[Dataset excerpt]
** begin **

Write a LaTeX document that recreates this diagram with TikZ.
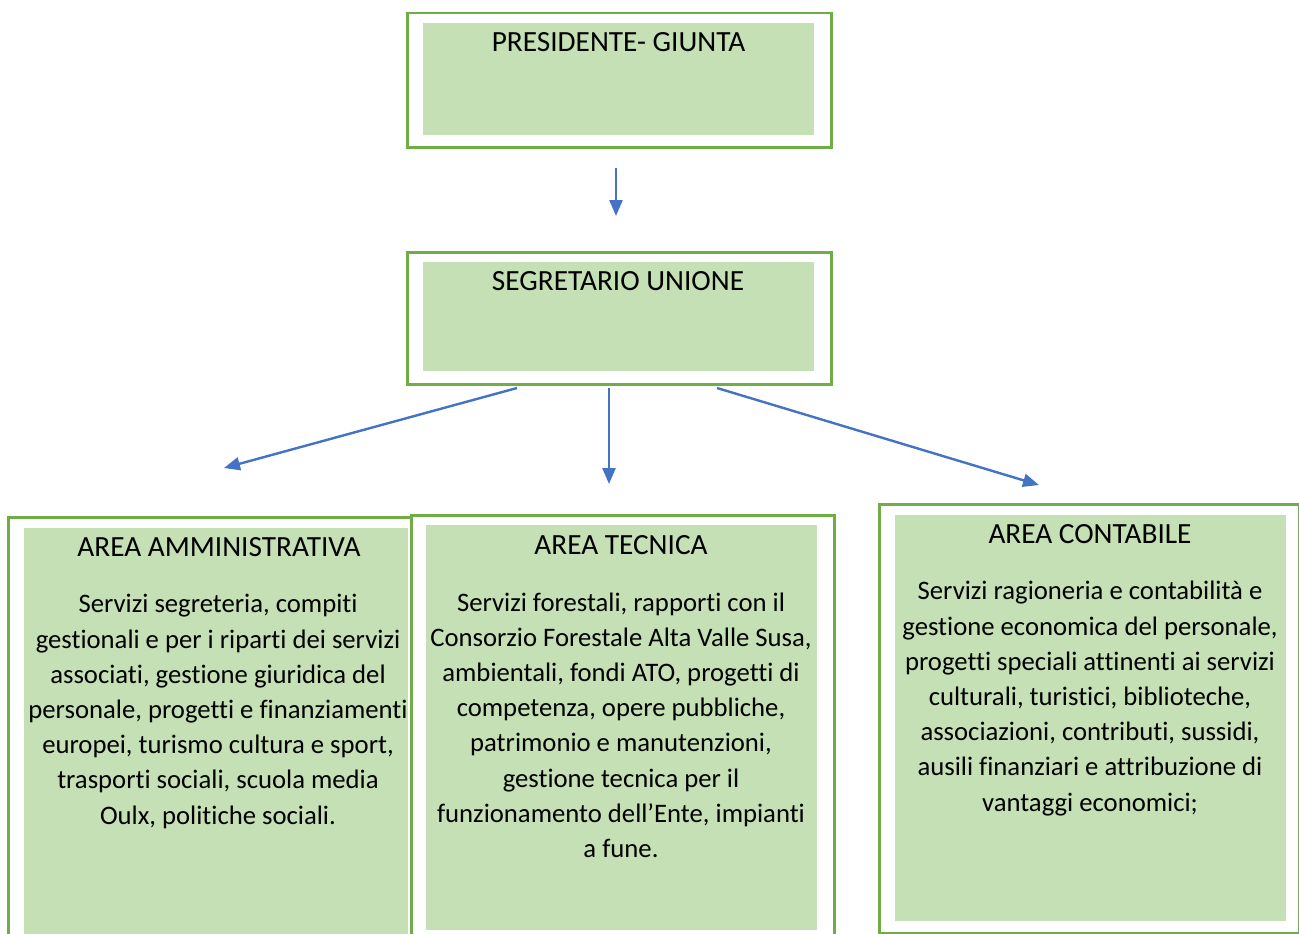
\documentclass[tikz,border=0pt]{standalone}
\usepackage{fontspec}
\setmainfont{Carlito}[Ligatures={NoCommon,NoContextual}]
\usetikzlibrary{arrows.meta}
\definecolor{gborder}{HTML}{70AD47}
\definecolor{gfill}{HTML}{C5E0B4}
\definecolor{ablue}{HTML}{4472C4}
\begin{document}
\begin{tikzpicture}[x=1pt,y=-1pt,
  outerbox/.style={draw=gborder, line width=2.5pt, inner sep=0pt, anchor=north west},
  innerbox/.style={fill=gfill, inner sep=0pt, anchor=north west},
  lbl/.style={inner sep=0pt, align=center, anchor=base, font=\fontsize{29.3}{35.2}\selectfont},
  body/.style={inner sep=0pt, align=center, anchor=base, font=\fontsize{26.7}{35.2}\selectfont},
  conn/.style={draw=ablue, line width=2.4pt, -{Triangle[length=16pt,width=13pt]}}]
\clip (0,0) rectangle (1299,934);
\fill[white] (0,0) rectangle (1299,934);
% top boxes
\node[innerbox, minimum width=391pt, minimum height=112pt] (presin) at (423,23) {};
\node[outerbox, minimum width=424pt, minimum height=134pt] (pres) at (406,12) {};
\node[innerbox, minimum width=391pt, minimum height=109pt] (segin) at (423,262) {};
\node[outerbox, minimum width=424pt, minimum height=132pt] (seg) at (406,251) {};
% bottom boxes
\node[innerbox, minimum width=384pt, minimum height=440pt] (ammin) at (24,528) {};
\node[outerbox, minimum width=403pt, minimum height=450pt] (amm) at (7,516) {};
\node[innerbox, minimum width=391pt, minimum height=405pt] (tecin) at (426,525) {};
\node[outerbox, minimum width=423pt, minimum height=450pt] (tec) at (410,514) {};
\node[innerbox, minimum width=391pt, minimum height=406pt] (conin) at (895,515) {};
\node[outerbox, minimum width=420pt, minimum height=429pt] (con) at (878,503) {};
% texts (multi-line texts anchored at the baseline of their last line)
\node[lbl] (t1) at (618.5,52) {PRESIDENTE- GIUNTA};
\node[lbl] (t2) at (618,290) {SEGRETARIO UNIONE};
\node[lbl] (t3) at (219,556) {AREA AMMINISTRATIVA};
\node[body] (b3) at (218,824) {Servizi segreteria, compiti\\gestionali e per i riparti dei servizi\\associati, gestione giuridica del\\personale, progetti e finanziamenti\\europei, turismo cultura e sport,\\trasporti sociali, scuola media\\Oulx, politiche sociali.};
\node[lbl] (t4) at (621,554) {AREA TECNICA};
\node[body] (b4) at (621,857.5) {Servizi forestali, rapporti con il\\Consorzio Forestale Alta Valle Susa,\\ambientali, fondi ATO, progetti di\\competenza, opere pubbliche,\\patrimonio e manutenzioni,\\gestione tecnica per il\\funzionamento dell’Ente, impianti\\a fune.};
\node[lbl] (t5) at (1090,543) {AREA CONTABILE};
\node[body] (b5) at (1090,811) {Servizi ragioneria e contabilità e\\gestione economica del personale,\\progetti speciali attinenti ai servizi\\culturali, turistici, biblioteche,\\associazioni, contributi, sussidi,\\ausili finanziari e attribuzione di\\vantaggi economici;};
% connectors
\coordinate (s0) at (616,168);
\coordinate (e0) at (616,216);
\coordinate (s1) at (517,388);
\coordinate (e1) at (224,468);
\coordinate (s2) at (609,388);
\coordinate (e2) at (609,484);
\coordinate (s3) at (717,388);
\coordinate (e3) at (1039,485);
\draw[conn] (s0) -- (e0);
\draw[conn] (s1) -- (e1);
\draw[conn] (s2) -- (e2);
\draw[conn] (s3) -- (e3);
\end{tikzpicture}
\end{document}
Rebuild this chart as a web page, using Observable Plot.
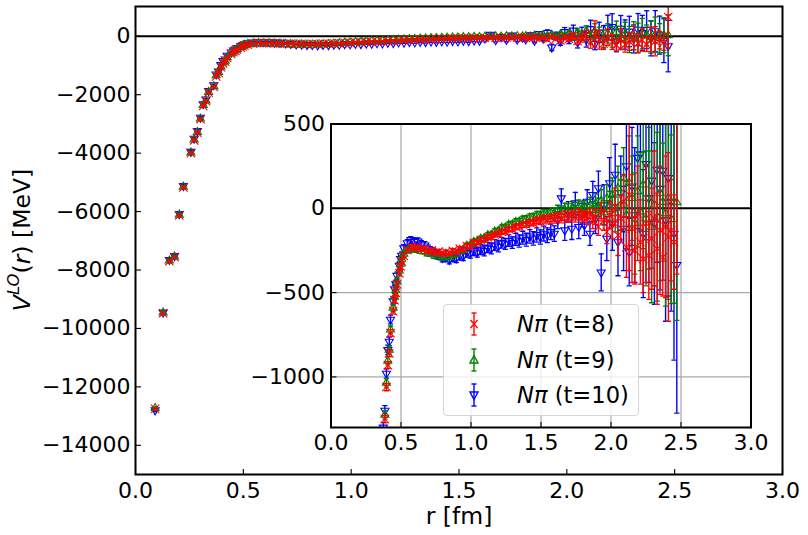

** end **

## Aim of the task
Determine how many lines of the entries above carry the string "this", and give that number alone.

## Expected output
2